### STATED EXERCISE
Start at the line containing "Generate a web", stop at the line containing "South Bridge, Elizabeth", and please reproduce every line in between, both ends included, without pictures.

================================

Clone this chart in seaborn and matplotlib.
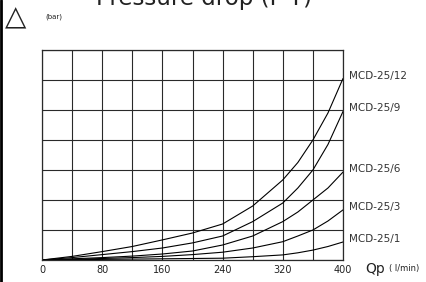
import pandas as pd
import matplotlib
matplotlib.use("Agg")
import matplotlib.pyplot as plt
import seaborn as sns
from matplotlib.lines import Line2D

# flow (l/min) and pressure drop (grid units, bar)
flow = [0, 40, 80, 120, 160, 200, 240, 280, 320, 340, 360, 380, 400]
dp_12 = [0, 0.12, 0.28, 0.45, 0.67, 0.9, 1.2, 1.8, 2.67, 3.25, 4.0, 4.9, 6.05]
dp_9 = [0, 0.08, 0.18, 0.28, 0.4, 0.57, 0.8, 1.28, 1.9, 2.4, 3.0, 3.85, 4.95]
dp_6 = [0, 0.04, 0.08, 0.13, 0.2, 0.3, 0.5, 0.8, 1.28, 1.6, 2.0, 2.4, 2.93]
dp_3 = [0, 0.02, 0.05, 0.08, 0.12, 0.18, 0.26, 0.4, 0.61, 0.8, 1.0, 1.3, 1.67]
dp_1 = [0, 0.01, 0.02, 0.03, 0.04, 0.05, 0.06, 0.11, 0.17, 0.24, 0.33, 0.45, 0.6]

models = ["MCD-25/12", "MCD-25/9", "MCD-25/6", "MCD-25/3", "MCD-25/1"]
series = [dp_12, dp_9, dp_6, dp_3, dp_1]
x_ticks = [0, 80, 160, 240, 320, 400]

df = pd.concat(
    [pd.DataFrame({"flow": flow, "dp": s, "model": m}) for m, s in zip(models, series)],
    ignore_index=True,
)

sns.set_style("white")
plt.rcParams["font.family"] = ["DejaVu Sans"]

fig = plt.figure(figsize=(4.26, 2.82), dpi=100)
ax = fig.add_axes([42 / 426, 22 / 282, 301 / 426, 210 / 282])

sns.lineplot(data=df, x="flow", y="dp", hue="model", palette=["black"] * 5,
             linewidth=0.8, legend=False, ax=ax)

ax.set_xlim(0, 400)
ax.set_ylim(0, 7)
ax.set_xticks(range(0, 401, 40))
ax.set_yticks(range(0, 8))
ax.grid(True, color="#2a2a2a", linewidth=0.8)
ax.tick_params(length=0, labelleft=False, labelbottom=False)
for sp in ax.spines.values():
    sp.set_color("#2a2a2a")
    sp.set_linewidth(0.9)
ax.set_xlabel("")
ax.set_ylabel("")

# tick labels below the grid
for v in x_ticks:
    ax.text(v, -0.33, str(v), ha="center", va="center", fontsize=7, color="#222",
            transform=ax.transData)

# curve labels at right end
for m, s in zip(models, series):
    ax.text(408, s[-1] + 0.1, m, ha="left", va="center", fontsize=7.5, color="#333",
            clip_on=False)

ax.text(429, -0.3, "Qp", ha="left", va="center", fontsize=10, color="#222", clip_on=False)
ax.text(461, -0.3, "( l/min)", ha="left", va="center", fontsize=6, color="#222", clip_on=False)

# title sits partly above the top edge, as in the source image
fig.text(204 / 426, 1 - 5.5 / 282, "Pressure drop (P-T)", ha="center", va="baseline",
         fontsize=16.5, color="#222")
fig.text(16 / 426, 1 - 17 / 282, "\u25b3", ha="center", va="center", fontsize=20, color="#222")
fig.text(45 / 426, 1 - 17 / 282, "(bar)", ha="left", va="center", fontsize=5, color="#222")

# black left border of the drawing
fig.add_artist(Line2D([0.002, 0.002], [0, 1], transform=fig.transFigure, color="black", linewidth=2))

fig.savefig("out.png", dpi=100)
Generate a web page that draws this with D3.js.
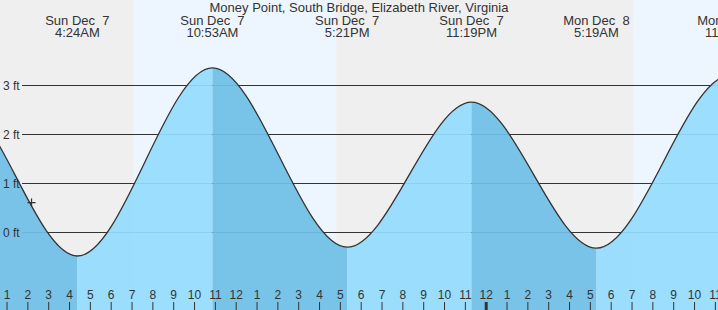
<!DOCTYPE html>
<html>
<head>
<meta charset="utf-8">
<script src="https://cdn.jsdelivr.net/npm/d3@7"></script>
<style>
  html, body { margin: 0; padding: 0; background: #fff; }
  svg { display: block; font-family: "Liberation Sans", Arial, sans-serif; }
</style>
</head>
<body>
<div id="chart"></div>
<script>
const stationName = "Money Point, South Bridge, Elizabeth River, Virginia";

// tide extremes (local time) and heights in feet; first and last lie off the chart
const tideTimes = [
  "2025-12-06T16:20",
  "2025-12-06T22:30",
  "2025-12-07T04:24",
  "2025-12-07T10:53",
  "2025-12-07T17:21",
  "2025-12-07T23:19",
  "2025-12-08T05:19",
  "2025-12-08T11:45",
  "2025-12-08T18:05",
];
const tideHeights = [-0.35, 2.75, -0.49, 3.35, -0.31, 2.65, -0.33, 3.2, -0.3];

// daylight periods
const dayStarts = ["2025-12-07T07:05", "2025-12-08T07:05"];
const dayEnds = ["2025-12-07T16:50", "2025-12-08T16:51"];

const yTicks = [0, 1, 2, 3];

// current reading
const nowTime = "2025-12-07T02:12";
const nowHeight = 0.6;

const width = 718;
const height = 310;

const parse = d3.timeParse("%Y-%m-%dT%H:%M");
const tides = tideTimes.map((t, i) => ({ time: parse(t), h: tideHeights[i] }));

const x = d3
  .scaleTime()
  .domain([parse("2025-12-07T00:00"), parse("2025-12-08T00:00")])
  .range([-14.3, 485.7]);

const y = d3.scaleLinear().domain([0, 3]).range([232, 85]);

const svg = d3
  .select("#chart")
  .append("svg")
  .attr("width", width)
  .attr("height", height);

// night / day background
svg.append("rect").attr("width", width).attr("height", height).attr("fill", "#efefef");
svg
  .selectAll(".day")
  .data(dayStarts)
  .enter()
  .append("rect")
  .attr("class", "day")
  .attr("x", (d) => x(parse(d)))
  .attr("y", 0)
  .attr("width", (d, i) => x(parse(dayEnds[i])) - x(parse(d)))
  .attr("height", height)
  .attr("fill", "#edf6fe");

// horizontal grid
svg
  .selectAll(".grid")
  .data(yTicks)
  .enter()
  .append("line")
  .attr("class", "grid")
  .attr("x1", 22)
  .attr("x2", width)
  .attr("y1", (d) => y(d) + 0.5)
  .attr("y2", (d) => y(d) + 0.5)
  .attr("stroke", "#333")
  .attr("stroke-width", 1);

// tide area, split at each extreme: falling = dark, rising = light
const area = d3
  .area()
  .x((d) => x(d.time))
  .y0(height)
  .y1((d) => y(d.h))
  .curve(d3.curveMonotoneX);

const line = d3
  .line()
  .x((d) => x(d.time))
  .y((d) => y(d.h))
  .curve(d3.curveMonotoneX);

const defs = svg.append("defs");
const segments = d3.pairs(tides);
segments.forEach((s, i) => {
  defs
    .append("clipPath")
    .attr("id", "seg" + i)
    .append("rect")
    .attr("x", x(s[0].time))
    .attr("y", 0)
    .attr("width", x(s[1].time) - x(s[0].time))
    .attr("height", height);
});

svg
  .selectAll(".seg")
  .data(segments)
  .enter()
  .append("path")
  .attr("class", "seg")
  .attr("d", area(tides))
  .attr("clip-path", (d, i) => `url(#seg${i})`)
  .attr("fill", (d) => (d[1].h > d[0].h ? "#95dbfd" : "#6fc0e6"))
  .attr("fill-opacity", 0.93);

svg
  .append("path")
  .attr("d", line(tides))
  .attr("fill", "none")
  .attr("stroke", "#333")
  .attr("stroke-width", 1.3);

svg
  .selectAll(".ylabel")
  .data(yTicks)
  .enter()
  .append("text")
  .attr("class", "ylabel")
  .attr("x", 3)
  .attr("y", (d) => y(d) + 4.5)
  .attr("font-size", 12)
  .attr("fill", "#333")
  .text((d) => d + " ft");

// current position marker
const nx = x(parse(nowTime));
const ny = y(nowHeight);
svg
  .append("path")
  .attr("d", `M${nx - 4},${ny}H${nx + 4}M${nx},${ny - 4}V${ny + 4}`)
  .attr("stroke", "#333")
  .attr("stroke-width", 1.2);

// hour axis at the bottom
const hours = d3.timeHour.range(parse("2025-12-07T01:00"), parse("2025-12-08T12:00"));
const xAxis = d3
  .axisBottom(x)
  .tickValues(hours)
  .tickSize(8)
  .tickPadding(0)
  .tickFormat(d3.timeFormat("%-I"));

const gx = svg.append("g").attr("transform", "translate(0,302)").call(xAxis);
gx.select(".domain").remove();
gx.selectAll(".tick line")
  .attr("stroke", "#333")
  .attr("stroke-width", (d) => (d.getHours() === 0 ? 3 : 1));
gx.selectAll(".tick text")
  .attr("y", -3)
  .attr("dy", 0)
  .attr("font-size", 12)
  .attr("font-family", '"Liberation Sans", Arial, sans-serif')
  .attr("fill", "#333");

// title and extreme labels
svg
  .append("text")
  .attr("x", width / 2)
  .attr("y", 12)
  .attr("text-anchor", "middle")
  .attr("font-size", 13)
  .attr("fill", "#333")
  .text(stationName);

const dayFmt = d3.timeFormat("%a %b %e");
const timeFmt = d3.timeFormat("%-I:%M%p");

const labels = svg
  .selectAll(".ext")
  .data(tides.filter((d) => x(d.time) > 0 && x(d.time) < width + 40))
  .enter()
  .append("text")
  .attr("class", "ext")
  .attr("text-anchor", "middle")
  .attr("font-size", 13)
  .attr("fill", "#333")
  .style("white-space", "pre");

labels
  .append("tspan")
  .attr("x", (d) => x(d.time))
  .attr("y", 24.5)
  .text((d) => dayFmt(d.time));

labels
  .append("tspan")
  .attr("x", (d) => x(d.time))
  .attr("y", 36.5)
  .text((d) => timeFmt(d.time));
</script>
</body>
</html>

================================

### EXERCISE RESULT
Generate a web page that draws this with D3.js.
<!DOCTYPE html>
<html>
<head>
<meta charset="utf-8">
<script src="https://cdn.jsdelivr.net/npm/d3@7"></script>
<style>
  html, body { margin: 0; padding: 0; background: #fff; }
  svg { display: block; font-family: "Liberation Sans", Arial, sans-serif; }
</style>
</head>
<body>
<div id="chart"></div>
<script>
const stationName = "Money Point, South Bridge, Elizabeth River, Virginia";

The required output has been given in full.